Unzählige Heldenfiguren wurden von Ihnen auf der Bühne und im Film
verkörpert.
Gibt es für Sie auch eine Gestalt der Wirklichkeit, der Sie Verehrung entgegenbringen?
Quadflieg: Ja, es gibt einige. Janusz Korczak etwa, der polnische Lehrer, der
mit seinen jüdischen Kindern in die Gaskammer ging.
Sie selbst haben sich immer wieder Ihrer „entsetzlichen Mitläuferrolle“
im Dritten Reich angeklagt. Sehen Sie heute noch Gefahren eines deutschen Rassismus?
Quadflieg: Gerade im Deutschen sind so viele rassisch-hybride Züge zwischen
Philosemitismus und Antisemitismus vorhanden. Wenn ich jetzt schon wieder diese
neonazistischen Ungeheuer sehe, nach allem, was wir angerichtet haben, in Auschwitz
und anderswo... Ich weiß nicht, was in der Seele des deutschen Volkes
so kaputt ist, dass es nicht mehr klar denken kann. Es ist politisch manchmal
so unmündig, dass man, verzeihen Sie bitte, nur verzagen kann.
Was ist Ihnen am meisten zuwider?
Quadflieg: Sentimentalität, denn sie ist der Todfeind des echten Gefühls.
War in dem Theaterstar jemals das Verlangen, jemals ein großer Filmstar
zu werden?
Quadflieg: Wissen Sie, ich war mal Filmstar, vor, im und kurz nach dem Krieg.
Das reizt mich wirklich nicht. Sie geraten in eine Art Propagandamühle
hinein und werden ausgewertet wie ein Futterpaket!
Was bedeutet für einen ungebrochen klaren Geist das voranschreitende Alter?
Quadflieg: Zum Älterwerden gehört wohl auch das Vereinsamen. Man muss
daher bestrebt sein, sich größeren geistigen Kräften anzuschließen.
Wie?
Quadflieg: In dem man die richtigen Dichter liest. Da ich sehr viel als Rezitator
arbeite, bin ich glücklicherweise gezwungen, mich mit ihren Werken zu beschäftigen.

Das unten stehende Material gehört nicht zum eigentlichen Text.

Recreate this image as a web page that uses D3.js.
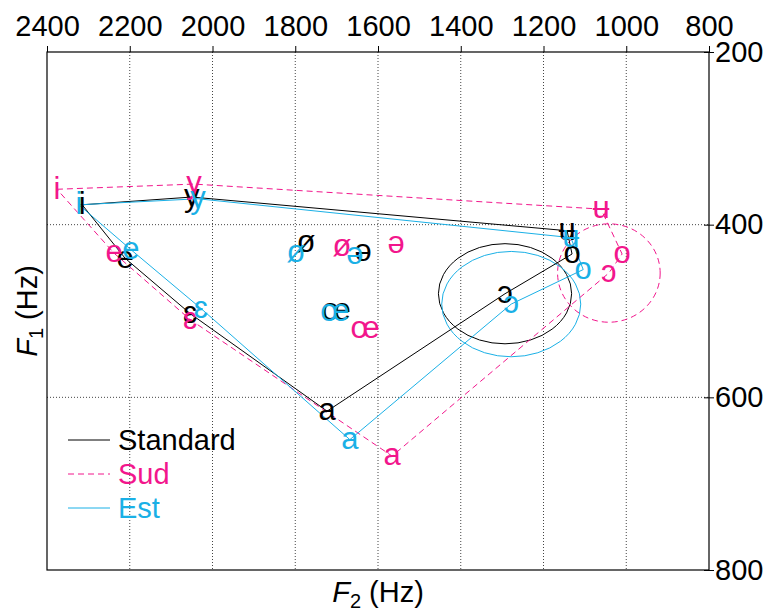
<!DOCTYPE html>
<html><head><meta charset="utf-8">
<script src="https://cdn.jsdelivr.net/npm/d3@7"></script>
<style>
body{margin:0;background:#fff;}
text{font-family:"Liberation Sans","DejaVu Sans",Arial,sans-serif;}
</style></head>
<body><svg id="c" width="768" height="616"></svg>
<script>
const vowels = ["i","y","ʉ","o","ɔ","a","ɛ","e","ø","ə","œ"];
const polygonOrder = [0,1,2,3,4,5,6,7,0];
const standardF2 = [2315, 2050, 1143, 1131, 1293, 1723, 2054, 2211, 1774, 1636, 1701];
const standardF1 = [377, 368, 407, 434, 480, 616, 503, 439, 421, 431, 500];
const sudF2 = [2376, 2045, 1061, 1010, 1042, 1566, 2054, 2238, 1687, 1556, 1631];
const sudF1 = [359, 353, 382, 434, 456, 668, 510, 433, 425, 422, 520];
const estF2 = [2323, 2035, 1134, 1104, 1278, 1668, 2028, 2197, 1798, 1656, 1704];
const estF1 = [377, 370, 415, 452, 492, 649, 497, 429, 432, 435, 501];
const seriesNames = ["Standard","Sud","Est"];
const ellipseRF2 = [161, 124, 168];
const ellipseRF1 = [58, 57, 61];
const xTicks = [2400,2200,2000,1800,1600,1400,1200,1000,800];
const yTicks = [200,400,600,800];

const colors = ["#000000","#f2168c","#1ab0e6"];
const dashes = [null,"6,4",null];
const F2s = [standardF2, sudF2, estF2];
const F1s = [standardF1, sudF1, estF1];

const svg = d3.select("#c");
const L=47, R=709, T=52, B=570;
const x = d3.scaleLinear().domain([2400,800]).range([L,R]);
const y = d3.scaleLinear().domain([200,800]).range([T,B]);

// grid
const g = svg.append("g");
g.selectAll("line.gx").data(xTicks.slice(1,-1)).enter().append("line")
 .attr("x1",d=>x(d)).attr("x2",d=>x(d)).attr("y1",T).attr("y2",B)
 .attr("stroke","#444").attr("stroke-width",1).attr("stroke-dasharray","1,2");
g.selectAll("line.gy").data(yTicks.slice(1,-1)).enter().append("line")
 .attr("x1",L).attr("x2",R).attr("y1",d=>y(d)).attr("y2",d=>y(d))
 .attr("stroke","#444").attr("stroke-width",1).attr("stroke-dasharray","1,2");

// frame
svg.append("rect").attr("x",L).attr("y",T).attr("width",R-L).attr("height",B-T)
 .attr("fill","none").attr("stroke","#000").attr("stroke-width",1.2);

// axes
const ax = svg.append("g").attr("transform",`translate(0,${T})`)
 .call(d3.axisTop(x).tickValues(xTicks).tickSize(6).tickPadding(10).tickFormat(d3.format("d")));
ax.select(".domain").remove();
ax.selectAll("text").attr("font-size",29).attr("fill","#000");
const ay = svg.append("g").attr("transform",`translate(${R},0)`)
 .call(d3.axisRight(y).tickValues(yTicks).tickSize(5).tickPadding(1).tickFormat(d3.format("d")));
ay.select(".domain").remove();
ay.selectAll(".tick line").attr("x1",-5);
ay.selectAll("text").attr("font-size",29).attr("fill","#000");

// ellipses
for(let s=0;s<3;s++){
  const cx=F2s[s][4], cy=F1s[s][4];
  svg.append("ellipse").attr("cx",x(cx)).attr("cy",y(cy))
   .attr("rx",Math.abs(x(cx+ellipseRF2[s])-x(cx))).attr("ry",Math.abs(y(cy+ellipseRF1[s])-y(cy)))
   .attr("fill","none").attr("stroke",colors[s]).attr("stroke-width",1)
   .attr("stroke-dasharray",dashes[s]);
}
// polygons
const line = d3.line().x(d=>x(d[0])).y(d=>y(d[1]));
for(let s=0;s<3;s++){
  const pts = polygonOrder.map(i=>[F2s[s][i],F1s[s][i]]);
  svg.append("path").attr("d",line(pts)).attr("fill","none")
   .attr("stroke",colors[s]).attr("stroke-width",1).attr("stroke-dasharray",dashes[s]);
}
// labels
for(let s=0;s<3;s++){
  svg.append("g").selectAll("text").data(vowels).enter().append("text")
   .attr("x",(d,i)=>x(F2s[s][i])).attr("y",(d,i)=>y(F1s[s][i]))
   .attr("dy","0.3em").attr("text-anchor","middle").attr("font-size",31)
   .attr("fill",colors[s]).text(d=>d);
}
// legend
const lg = svg.append("g");
seriesNames.forEach((n,i)=>{
  const yy = 440 + i*34;
  lg.append("line").attr("x1",68).attr("x2",110).attr("y1",yy).attr("y2",yy)
   .attr("stroke",colors[i]).attr("stroke-width",1).attr("stroke-dasharray",dashes[i]);
  lg.append("text").attr("x",118).attr("y",yy+10).attr("font-size",29).attr("fill",colors[i]).text(n);
});
// axis titles
const xt = svg.append("text").attr("x",(L+R)/2).attr("y",602).attr("text-anchor","middle").attr("font-size",29);
xt.append("tspan").attr("font-style","italic").text("F");
xt.append("tspan").attr("font-size",20).attr("dy",6).text("2");
xt.append("tspan").attr("dy",-6).text(" (Hz)");
const yt = svg.append("text").attr("transform",`translate(37,${(T+B)/2}) rotate(-90)`).attr("text-anchor","middle").attr("font-size",29);
yt.append("tspan").attr("font-style","italic").text("F");
yt.append("tspan").attr("font-size",20).attr("dy",6).text("1");
yt.append("tspan").attr("dy",-6).text(" (Hz)");
</script></body></html>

Bücher und Bibliotheken stehen verstaubt, und die Menschen verblöden
vor dem Fernseher. Eine Katastrophe überstürzt die andere, so dass
wir gar nicht mehr dazu kommen, die Entsetzlichkeit der Ereignisse zu empfinden.

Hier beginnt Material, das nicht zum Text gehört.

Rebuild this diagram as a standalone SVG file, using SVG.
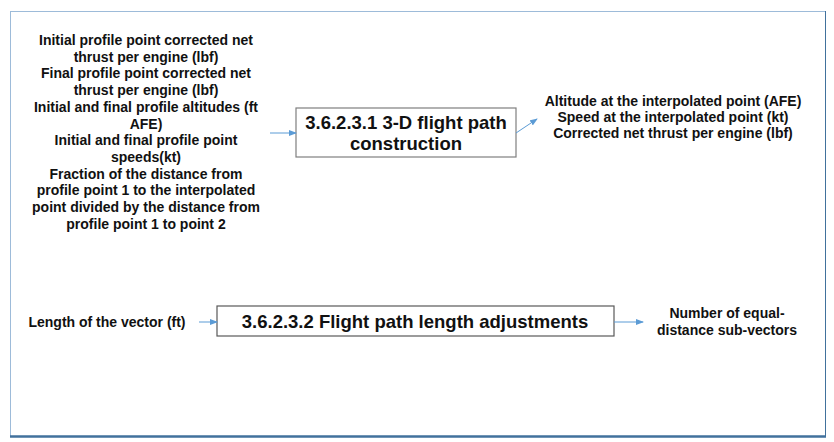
<svg xmlns="http://www.w3.org/2000/svg" width="834" height="442" viewBox="0 0 834 442">
<style>
.t{font-family:"Liberation Sans",Arial,sans-serif;font-weight:bold;font-size:14px;fill:#111;text-anchor:middle}
.b{font-family:"Liberation Sans",Arial,sans-serif;font-weight:bold;font-size:18.5px;fill:#111;text-anchor:middle}
.box{fill:#fff;stroke:#7f7f7f;stroke-width:1.2}
.c{stroke:#5b9bd5;stroke-width:1;fill:none;marker-end:url(#ah)}
</style>
<defs>
<marker id="ah" markerWidth="8" markerHeight="6" refX="7" refY="3" orient="auto" markerUnits="userSpaceOnUse">
<path d="M0,0 L8,3 L0,6 z" fill="#5b9bd5"/>
</marker>
</defs>
<rect x="0" y="0" width="834" height="442" fill="#fff"/>
<g id="frame">
<line x1="10.5" y1="11" x2="10.5" y2="436" stroke="#9dbbd9" stroke-width="1"/>
<line x1="10" y1="11.5" x2="826" y2="11.5" stroke="#9dbbd9" stroke-width="1"/>
<line x1="825.5" y1="11" x2="825.5" y2="437" stroke="#41719c" stroke-width="1"/>
<line x1="10" y1="436.5" x2="826" y2="436.5" stroke="#41719c" stroke-width="2.5"/>
</g>
<g id="inputs1">
<text class="t" x="146" y="45">Initial profile point corrected net</text>
<text class="t" x="146" y="61.7">thrust per engine (lbf)</text>
<text class="t" x="146" y="78.4">Final profile point corrected net</text>
<text class="t" x="146" y="95.1">thrust per engine (lbf)</text>
<text class="t" x="146" y="111.8">Initial and final profile altitudes (ft</text>
<text class="t" x="146" y="128.5">AFE)</text>
<text class="t" x="146" y="145.2">Initial and final profile point</text>
<text class="t" x="146" y="161.9">speeds(kt)</text>
<text class="t" x="146" y="178.6">Fraction of the distance from</text>
<text class="t" x="146" y="195.3">profile point 1 to the interpolated</text>
<text class="t" x="146" y="212">point divided by the distance from</text>
<text class="t" x="146" y="228.7">profile point 1 to point 2</text>
</g>
<g id="node1">
<rect class="box" x="296" y="108" width="220" height="49"/>
<text class="b" x="406" y="129">3.6.2.3.1 3-D flight path</text>
<text class="b" x="406" y="150">construction</text>
</g>
<g id="outputs1">
<text class="t" x="673" y="106">Altitude at the interpolated point (AFE)</text>
<text class="t" x="673" y="122">Speed at the interpolated point (kt)</text>
<text class="t" x="673" y="138">Corrected net thrust per engine (lbf)</text>
</g>
<g id="input2">
<text class="t" x="107" y="327">Length of the vector (ft)</text>
</g>
<g id="node2">
<rect class="box" x="217" y="306" width="397" height="30" stroke-width="1.5" style="stroke:#595959"/>
<text class="b" x="415" y="328">3.6.2.3.2 Flight path length adjustments</text>
</g>
<g id="output2">
<text class="t" x="727" y="318">Number of equal-</text>
<text class="t" x="727" y="335">distance sub-vectors</text>
</g>
<g id="connectors">
<line class="c" x1="270" y1="133" x2="296" y2="133"/>
<line class="c" x1="516" y1="133" x2="537" y2="119"/>
<line class="c" x1="199" y1="322" x2="217" y2="322"/>
<line class="c" x1="614" y1="322" x2="643" y2="322"/>
</g>
</svg>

Was gibt Ihnen jenseits der Kunst noch Kraft im Leben?
Quadflieg: Meine Familie und Freunde. Die Zeit vergeht so schnell. Für
die paar Tage, die man noch hat, sollte man der Verpflichtung folgen, sein Leben
mit leidlichen Sinn zu füllen.
Das Interview führte Marc Hairapetian, der Will Quadflieg von 1987 bis
kurz vor seinen Tod mehrfach zu Gesprächen traf.